Monday, 4 April 2016

SAINTS PRESERVE US

A Modest Proposal to Put a Face to the Name

Approaching the 150th anniversary of Confederation Canada remains an earnest understudy on the global stage. Our slightly modernist flag (consider the elegant Canadian National Railway ‘worm’ logo designed in the same era) still isn’t old enough to qualify for the seniors’ discount at a pancake house. In 1867 railway spikes were the ties that stitched a big, empty and regionalized would-be state together. The face of the nation has changed since the CBC since went live on air in 1936 and the benevolent Canada Council for the Arts crown corporation was created in 1957. (Both institutions were granted welcome boosts in funding in the recent federal Liberal budget; culture was akin to black bathroom mould and mildew to the deposed Harper regime.) Twenty-first century multicultural Canada, established and stable, is blossoming into a diverse and complex country.

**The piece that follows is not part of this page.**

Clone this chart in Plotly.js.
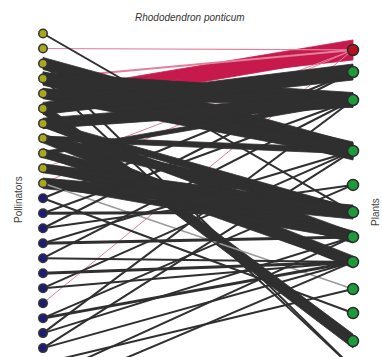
<!DOCTYPE html>
<html>
<head>
<meta charset="utf-8">
<script src="https://cdn.plot.ly/plotly-3.0.1.min.js"></script>
<style>html,body{margin:0;padding:0;background:#fff;}#chart{width:382px;height:357px;}</style>
</head>
<body>
<div id="chart"></div>
<script>
// Pollinator groups (0..10 yellow group, 11..24 blue group)
var pollinatorGroup = ["y","y","y","y","y","y","y","y","y","y","y",
                       "b","b","b","b","b","b","b","b","b","b","b","b","b","b"];
// Plants: first is Rhododendron ponticum; positions along the plant column
var plantNames = ["Rhododendron ponticum","P2","P3","P4","P5","P6","P7","P8","P9","P10","P11","P12"];
var plantPos = [1.10, 2.57, 4.44, 7.84, 10.11, 11.92, 13.58, 15.25, 17.06, 18.66, 20.53, 22.33];
// Interaction links: pollinator index, plant index, interaction strength
var linkFrom = [4, 5, 1, 3, 9, 10, 18,
                0, 2, 2, 3, 3, 3, 4, 4, 5, 5, 6, 6, 6, 7, 7, 7, 8, 8, 8, 9, 9, 10, 10, 10,
                11, 11, 12, 12, 13, 13, 14, 14, 15, 15, 16, 17, 17, 19, 19, 20, 20, 21, 21, 22, 23, 24];
var linkTo   = [0, 0, 0, 0, 0, 0, 0,
                5, 3, 11, 11, 2, 3, 3, 2, 1, 10, 2, 6, 5, 7, 5, 3, 6, 2, 7, 5, 6, 5, 6, 8,
                9, 1, 5, 2, 1, 4, 6, 3, 7, 2, 7, 7, 3, 7, 4, 2, 6, 3, 7, 8, 6, 7];
var linkWeight = [20, 12, 1.2, 2, 1, 1, 1,
                  2, 16, 2, 2, 15, 18, 14, 12, 16, 14, 14, 10, 8, 12, 10, 6, 12, 5, 8, 12, 8, 14, 6, 1.5,
                  2, 2, 3, 2, 2, 2, 3, 2, 2, 2, 3, 2, 2, 3, 2, 2, 2, 2, 2, 2, 2, 2];

var PX = 14.98;          // pixels per pollinator step (y unit)
var leftFactor = 0.75;   // link width at pollinator end relative to plant end

var traces = [];
function linkColor(q, w){
  if (q === 0) return w >= 5 ? '#c8194c' : '#e0809c';
  if (q === 8 && w < 2) return '#9a9a9a';
  return '#2f2f2f';
}
function addLink(k){
  var p = linkFrom[k], q = linkTo[k], w = linkWeight[k];
  var col = linkColor(q, w), yq = plantPos[q];
  if (w <= 3) {
    traces.push({type:'scatter', mode:'lines', x:[0,1], y:[p, yq],
      line:{color:col, width:w}, hoverinfo:'skip', showlegend:false});
  } else {
    // Rhododendron links taper to a point at the pollinator end
    var lf = (q === 0) ? 0.15 : leftFactor;
    var hl = w*lf/2/PX, hr = w/2/PX;
    traces.push({type:'scatter', mode:'lines', x:[0,1,1,0,0], y:[p-hl, yq-hr, yq+hr, p+hl, p-hl],
      fill:'toself', fillcolor:col, line:{color:col, width:0.8},
      hoverinfo:'skip', showlegend:false});
  }
}
// Rhododendron links underneath, then the grey ones
for (var k=0;k<linkFrom.length;k++){ if (linkTo[k]===0) addLink(k); }
for (var k=0;k<linkFrom.length;k++){ if (linkTo[k]!==0) addLink(k); }

var polY = pollinatorGroup.map(function(g,i){return i;});
traces.push({type:'scatter', mode:'markers', x:polY.map(function(){return 0;}), y:polY,
  marker:{size:8.5, color:pollinatorGroup.map(function(g){return g==='y'?'#a8a81e':'#1c1c78';}),
          line:{color:'#333', width:1.5}}, hoverinfo:'skip', showlegend:false});
traces.push({type:'scatter', mode:'markers', x:plantPos.map(function(){return 1;}), y:plantPos,
  marker:{size:11, color:plantPos.map(function(v,i){return i===0?'#b5121f':'#1d9a3c';}),
          line:{color:'#2a2a2a', width:1.5}}, hoverinfo:'skip', showlegend:false});

var layout = {
  width:382, height:357, margin:{l:0,r:0,t:0,b:0},
  paper_bgcolor:'#fff', plot_bgcolor:'#fff',
  xaxis:{range:[-0.1387,1.0935], visible:false, fixedrange:true},
  yaxis:{range:[21.595,-2.236], visible:false, fixedrange:true},
  font:{family:'Liberation Sans, Arial, sans-serif', color:'#333'},
  annotations:[
    {text:'<i>' + plantNames[0] + '</i>', xref:'paper', yref:'paper', x:0.497, y:0.952,
     showarrow:false, font:{size:10, color:'#333'}, xanchor:'center', yanchor:'middle'},
    {text:'Pollinators', xref:'paper', yref:'paper', x:18/382, y:1-200/357, textangle:-90,
     showarrow:false, font:{size:10, color:'#444'}, xanchor:'center', yanchor:'middle'},
    {text:'Plants', xref:'paper', yref:'paper', x:375/382, y:1-212/357, textangle:-90,
     showarrow:false, font:{size:10, color:'#444'}, xanchor:'center', yanchor:'middle'}
  ]
};
Plotly.newPlot('chart', traces, layout, {staticPlot:true, displayModeBar:false});
</script>
</body>
</html>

A vibrant culture provides a sense of self and a sense of place. Our stories, songs and poems, our still and moving pictures, are the cues that enable us to recognize and tolerate one another, familiar threads that unify this entire awkward federation. Culture is informed by our shared or divergent histories, and the landscape which overshadows us all. It’s the nature of human existence that virtually any era may be cursed as ‘interesting’ times. Since nation-states will not become anachronisms anytime soon, Canada’s future entails embracing its immigrants and engaging its young. But, yet, jeez, frankly, many of us harbour fears of both groups because they might constitute an insidious fifth column or become radicalized; anyway, they’re both vaguely threatening: they dress funny.

To counter this imagined insurgency I propose a modest ‘Face to a Name’ national campaign. I suggest that every new Canadian receives a year-long family Parks Canada pass alongside their certificate of citizenship. I suggest too that every young person between the ages of 18 and 21 who casts a vote in a federal election for the first time receives one as well. My idea is neither propaganda nor brainwashing. Instead, it is an invitation to join the national conversation with context, the means to consider Canada beyond the abstract of a government wordmark, to get a handle on this vast territory.

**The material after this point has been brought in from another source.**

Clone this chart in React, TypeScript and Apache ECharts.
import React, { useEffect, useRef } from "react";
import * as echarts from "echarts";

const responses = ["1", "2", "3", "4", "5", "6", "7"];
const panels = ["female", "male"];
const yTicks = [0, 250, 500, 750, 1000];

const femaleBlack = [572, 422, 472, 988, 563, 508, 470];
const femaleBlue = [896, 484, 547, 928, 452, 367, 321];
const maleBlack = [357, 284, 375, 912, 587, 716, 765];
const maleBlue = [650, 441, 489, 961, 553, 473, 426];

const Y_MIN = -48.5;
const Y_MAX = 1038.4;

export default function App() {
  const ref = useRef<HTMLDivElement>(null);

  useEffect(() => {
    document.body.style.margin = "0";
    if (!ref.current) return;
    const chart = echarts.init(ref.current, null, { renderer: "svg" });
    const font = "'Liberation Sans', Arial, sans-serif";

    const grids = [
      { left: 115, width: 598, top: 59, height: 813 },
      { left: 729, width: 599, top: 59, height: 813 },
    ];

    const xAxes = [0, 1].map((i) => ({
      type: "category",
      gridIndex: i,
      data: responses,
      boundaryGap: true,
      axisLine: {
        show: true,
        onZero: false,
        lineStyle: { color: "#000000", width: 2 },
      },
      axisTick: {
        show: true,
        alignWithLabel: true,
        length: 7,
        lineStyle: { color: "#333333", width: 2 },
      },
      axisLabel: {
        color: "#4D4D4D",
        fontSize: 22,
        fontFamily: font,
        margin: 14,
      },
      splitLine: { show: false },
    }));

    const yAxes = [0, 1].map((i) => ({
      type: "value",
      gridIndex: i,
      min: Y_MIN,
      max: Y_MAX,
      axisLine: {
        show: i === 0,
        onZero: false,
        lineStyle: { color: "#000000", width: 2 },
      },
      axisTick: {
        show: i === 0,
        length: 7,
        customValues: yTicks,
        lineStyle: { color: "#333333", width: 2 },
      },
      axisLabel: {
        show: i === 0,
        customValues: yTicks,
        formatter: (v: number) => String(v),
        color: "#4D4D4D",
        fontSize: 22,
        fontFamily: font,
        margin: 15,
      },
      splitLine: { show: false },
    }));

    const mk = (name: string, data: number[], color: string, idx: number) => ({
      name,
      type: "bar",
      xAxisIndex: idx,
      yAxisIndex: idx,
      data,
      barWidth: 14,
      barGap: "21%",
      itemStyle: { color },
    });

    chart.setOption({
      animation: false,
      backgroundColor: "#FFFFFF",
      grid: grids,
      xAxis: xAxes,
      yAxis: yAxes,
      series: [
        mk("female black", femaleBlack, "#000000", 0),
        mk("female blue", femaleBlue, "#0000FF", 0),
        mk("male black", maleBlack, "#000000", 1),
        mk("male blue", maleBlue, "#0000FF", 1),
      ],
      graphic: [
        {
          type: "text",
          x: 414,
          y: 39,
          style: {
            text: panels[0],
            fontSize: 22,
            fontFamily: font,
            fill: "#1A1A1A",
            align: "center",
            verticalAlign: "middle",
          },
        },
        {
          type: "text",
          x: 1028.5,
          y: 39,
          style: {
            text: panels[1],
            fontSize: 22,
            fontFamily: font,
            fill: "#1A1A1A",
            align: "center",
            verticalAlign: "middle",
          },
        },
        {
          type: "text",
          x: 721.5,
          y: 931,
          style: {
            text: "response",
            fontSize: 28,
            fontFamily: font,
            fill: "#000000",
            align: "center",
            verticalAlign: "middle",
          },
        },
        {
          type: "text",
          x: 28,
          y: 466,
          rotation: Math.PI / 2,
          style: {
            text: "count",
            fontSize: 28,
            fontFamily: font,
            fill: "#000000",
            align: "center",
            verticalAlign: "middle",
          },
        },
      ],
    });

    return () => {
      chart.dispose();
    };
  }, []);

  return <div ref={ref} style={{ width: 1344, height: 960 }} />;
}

Want to know how the First Nations hunted buffalo on the prairie or who built the citadel in North America’s only walled city? Want to see what’s left of the glaciers that inspired the paintings of Lawren Harris? World Heritage Sites? Check. National Historic Sites? Check. Viking settlements? Check. Battlefields? Check. Nineteenth century railway spans and tunnels, and military and industrial canals? Check. Cod fisheries and salmon canning factories? Check. Dinosaur footprints? Check. Tundra? Check. Sandstone hoodoos and etched hieroglyphs? Check. Risk of being buried alive in an avalanche or mauled to death by a wild animal? Medium threat level, but watch your back. All of this is us.

While I have quibbles with our various levels of government I’ve never once objected to paying the fee of a Parks Canada pass. My giveaway scheme may seem expensive and silly given the department’s budgetary struggles and its mounting upkeep costs. But nothing happens in a vacuum and the number of annual visits to our parks has been declining steadily. Here in Edmonton the city’s library network and the Art Gallery of Alberta have dropped their user or admission fees to encourage traffic. Visitors to anywhere generate incremental dollars en route: fees, fuel, food, taxes, sundries and accommodation. And they create buzz through word of mouth or social media: You really should go there.

Where is there and how far is it from here? In Canada there is far from here and here is a long way from many places. It’s critical to get a scope on the sheer enormity of the country and everyone mixed up in it, to put a face to a name: Canada. New Canadians should ditch their old country baggage at the border; young Canadians should drop their digital devices; everybody should get outside themselves and just go outside. Explore, learn, muse upon some of the many parts of this place, ponder those and these bits and pieces of us. A Parks Canada pass is not just a ticket to then, but context for our here and now, this land we live in together.